**** Exercise material

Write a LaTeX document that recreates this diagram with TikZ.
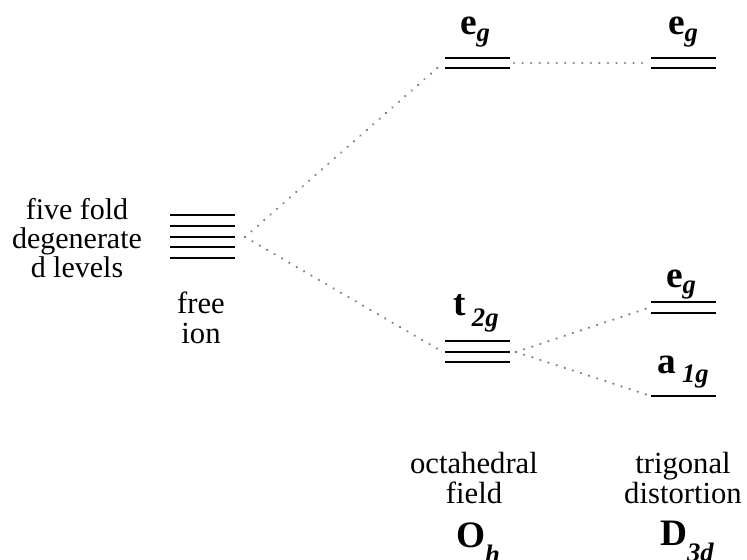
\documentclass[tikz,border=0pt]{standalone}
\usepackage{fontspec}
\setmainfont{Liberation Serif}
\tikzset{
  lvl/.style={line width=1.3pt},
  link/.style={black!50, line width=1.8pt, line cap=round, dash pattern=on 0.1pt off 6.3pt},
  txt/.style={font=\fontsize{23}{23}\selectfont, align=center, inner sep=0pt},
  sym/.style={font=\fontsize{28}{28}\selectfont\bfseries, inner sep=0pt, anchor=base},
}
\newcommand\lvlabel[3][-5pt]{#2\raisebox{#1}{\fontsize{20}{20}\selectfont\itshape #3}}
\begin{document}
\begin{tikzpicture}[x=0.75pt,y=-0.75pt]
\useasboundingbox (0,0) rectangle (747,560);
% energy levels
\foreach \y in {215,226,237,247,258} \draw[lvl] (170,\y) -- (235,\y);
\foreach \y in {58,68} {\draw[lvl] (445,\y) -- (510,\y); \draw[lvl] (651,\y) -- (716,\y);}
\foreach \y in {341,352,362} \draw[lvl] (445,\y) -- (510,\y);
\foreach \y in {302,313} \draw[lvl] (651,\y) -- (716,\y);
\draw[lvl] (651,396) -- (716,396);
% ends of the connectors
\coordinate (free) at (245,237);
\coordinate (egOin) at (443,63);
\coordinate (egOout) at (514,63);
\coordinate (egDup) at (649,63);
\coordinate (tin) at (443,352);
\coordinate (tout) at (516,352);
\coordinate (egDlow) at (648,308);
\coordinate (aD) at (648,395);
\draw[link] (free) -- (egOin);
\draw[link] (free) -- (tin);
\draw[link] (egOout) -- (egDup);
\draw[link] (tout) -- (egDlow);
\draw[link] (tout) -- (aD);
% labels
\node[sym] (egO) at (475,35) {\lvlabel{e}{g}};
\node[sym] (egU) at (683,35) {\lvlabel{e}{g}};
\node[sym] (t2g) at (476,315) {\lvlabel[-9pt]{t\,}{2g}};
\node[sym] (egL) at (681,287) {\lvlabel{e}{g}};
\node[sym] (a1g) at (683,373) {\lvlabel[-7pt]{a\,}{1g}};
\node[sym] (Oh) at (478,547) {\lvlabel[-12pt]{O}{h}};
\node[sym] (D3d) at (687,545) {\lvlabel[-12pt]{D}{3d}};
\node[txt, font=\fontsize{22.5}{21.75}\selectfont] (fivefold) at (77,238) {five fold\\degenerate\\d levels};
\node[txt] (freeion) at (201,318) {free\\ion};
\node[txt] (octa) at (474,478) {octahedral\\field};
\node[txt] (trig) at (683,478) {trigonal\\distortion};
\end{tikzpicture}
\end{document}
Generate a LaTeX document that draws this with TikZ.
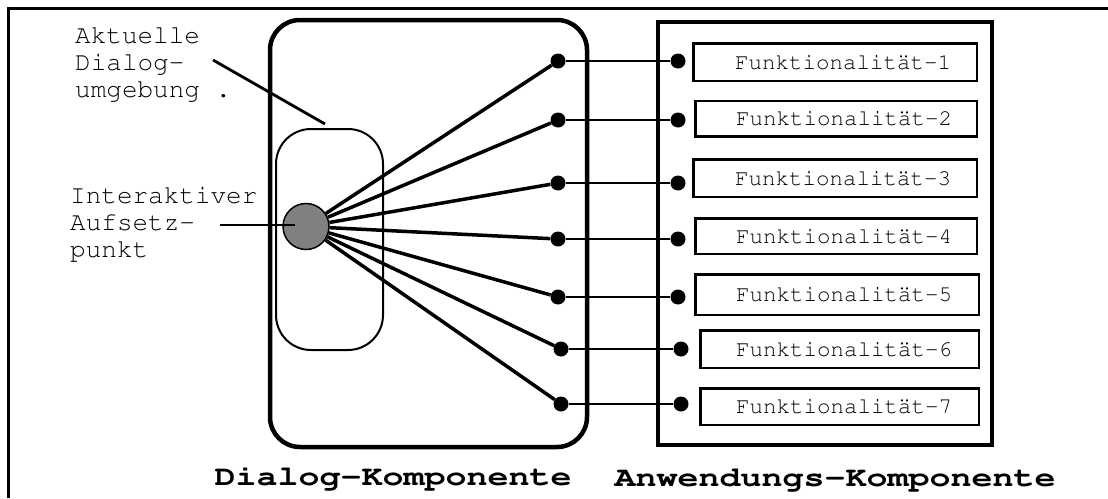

********
**** Exercise material

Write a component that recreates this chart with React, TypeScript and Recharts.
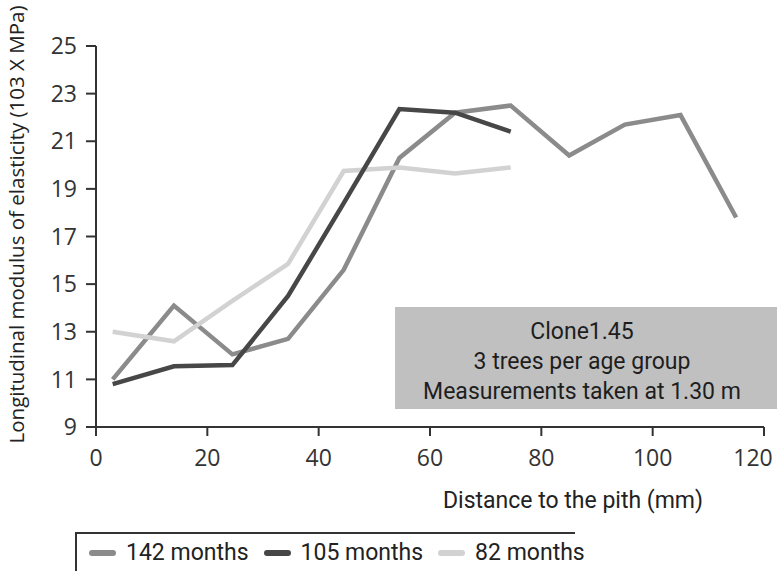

********

Work out how many lines of the listing above include the word "with". Report only the number.

3